The court concluded that the termination was not the appropriate discipline and, in so doing, held that:
Considered in context, [the plaintiff’s] misconduct did not strike at the very heart of the employment relationship. It did not put into jeopardy the company’s continued operation. And, it did not destroy the trust that Parker Auto had placed in [the plaintiff] for many years. It cannot be said that [the plaintiff’s] misconduct was “so grievous” that I should infer that he no longer intended to be bound by his contract of employment with Parker Auto. Consequently, there was no just cause for [the plaintiff’s] dismissal on August 24, 2016.
In all of the circumstances, having regard to the factors in Bardal v. Globe & Mail Ltd., 1960 CanLII 294 (ON SC), and, among other things, the fact that the plaintiff had worked for the company for his entire working career, the court determined that the range of common law reasonable notice was between 16 and 22 months. It awarded 20 months’ notice less mitigation income.
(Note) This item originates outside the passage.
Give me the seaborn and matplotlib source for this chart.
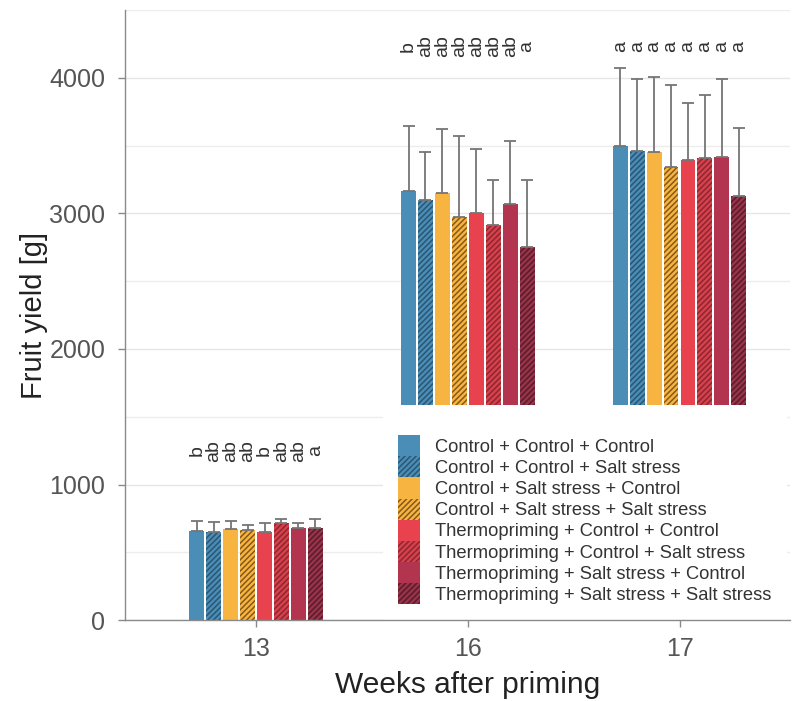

The case is a stark reminder of the difficulties that an employer will face when terminating a long-service employee for just cause based on a single and isolated act of dishonesty (or misconduct). The contextual analysis in McKinley requires that, where just cause is proven, the punishment/discipline be proportionate to the misconduct, and this requires a review of the surrounding circumstances (i.e. the context).
Although a single act of misconduct can support a termination, in order to do so, the employer will have to demonstrate that “the impugned behaviour was sufficiently egregious to violate or undermine the obligations and faith inherent to the employment relationship” and that “given the nature and seriousness of the dishonesty” it is irreconcilable with “sustaining the employment relationship”. (see McKinley). It is important not to jump to termination for just cause, no matter how serious the misconduct, before first running the case through the contextual analytical framework.